Os movimentos populares do campo também denunciam o desmonte de programas políticas públicas fundamentais para a agricultura familiar, como o Programa Nacional de Alimentação Escolar (PNAE) e o Programa de Aquisição de Alimentos (PAA), que estão praticamente paralisados pelo governo federal por corte de verbas. Sem contar a extinção, por Bolsonaro, em 2019, do Conselho Nacional de Segurança Alimentar e Nutricional (Consea)
Aprosoja
O ato na Aprosoja também é simbólico por causa do possível envolvimento da entidade na promoção, financiamento e organização dos atos antidemocráticos do dia 7 de setembro, que pediram o fechamento do Supremo Tribunal Federal (STF) e uma intervenção militar golpista no país.

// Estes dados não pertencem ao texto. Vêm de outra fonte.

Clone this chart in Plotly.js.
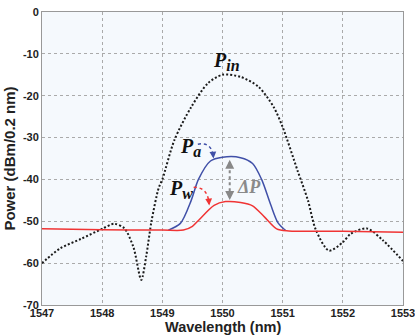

O presidente da entidade, Antonio Galvan, chegou a ser alvo, no final de agosto, de mandado de busca e apreensão expedidos pelo STF no inquérito que apura incitação a atos violentos e ameaças contra a democracia. Na decisão, a Suprema Corte chegou a determinar o bloqueio das contas bancárias da Aprosoja às vésperas dos atos bolsonaristas. Em nota, no mês passado, após a repercussão do caso, a entidade negou qualquer apoio a pautas como o fechamento do STF e ataque às instituições democráticas.
Nota da Aprosoja
Procurada pelo Brasil de Fato, a Aprosoja enviou uma nota oficial em que repudia de forma veemente "a invasão e a depredação de sua sede. A entidade já está tomando as providências cabíveis junto às autoridades policiais para que os responsáveis sejam identificados e responsabilizados por cada um dos crimes cometidos".